Sacked drugs advisor launches private panel

The scientist fired from the British government’s Advisory Council on the Misuse of Drugs (ACMD) last year has launched a privately funded scientific committee to advise the public on the risks of drug use.

David Nutt, a psychopharmacologist from Imperial College in London, was dropped from the ACMD in October after his remarks contradicting the government’s classification of marijuana reached the press. Last month he announced the launch of his group, the Independent Scientific Committee on Drugs (ISCD).
The new committee has 14 members, four of whom resigned from the ACMD in protest of Nutt’s sacking. Five remaining members of the ACMD have expressed interest in straddling the two committees, according to Nutt—and the UK Home Office confirmed that ACMD members may sit on any outside organization. Toby Jackson, a manager of Swiss and British hedge funds, has offered to cover operating expenses of around £150,000 ($245,000) for the ISCD’s first three years, although smaller donations have come in from the public. Nutt says he hopes to add more chemists and at least one physician to the group and that he is in talks with sociologists and epidemiologists to examine the social effects of drugs.

“We need more than just a harm ranking or someone saying that this is the effect of methedrone or BZP [benzylpiperazine] on the human body,” notes Danny Kushlick, head of Policy and Communications of Transform Drug Policy Foundation, a UK drugs think tank, “it’s a social science, too.”

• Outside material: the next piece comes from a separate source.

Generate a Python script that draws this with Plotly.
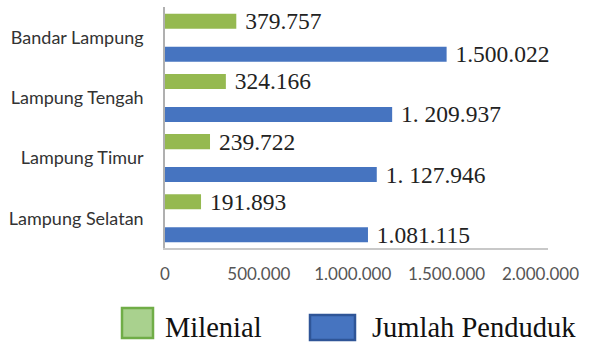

At its first meeting on 14 January, members of the ISCD agreed to investigate the risks of so-called legal highs such as mephedrone, which have garnered attention recently in the UK, and to reexamine drugs such as ketamine. Instead of drawn out debate over drug classification, the team will incorporate multiple-criteria decision analysis, a risk management system used by nuclear waste disposal experts. The government’s and the public’s perception of the new group will depend both on how delicately the group navigates its first year, and on how media covers it, adds Steve Alexander, a pharmacologist at Nottingham University. “If they’re too iconoclastic, it’s not going to be easy for them,” he says.

In mid-January, Les Iversen, a retired academic at the University of Oxford, UK, was appointed as interim chairman at ACMD. He has reportedly in the past expressed views about marijuana’s safety relative to tobacco that were similar to the statements that put Nutt under fire.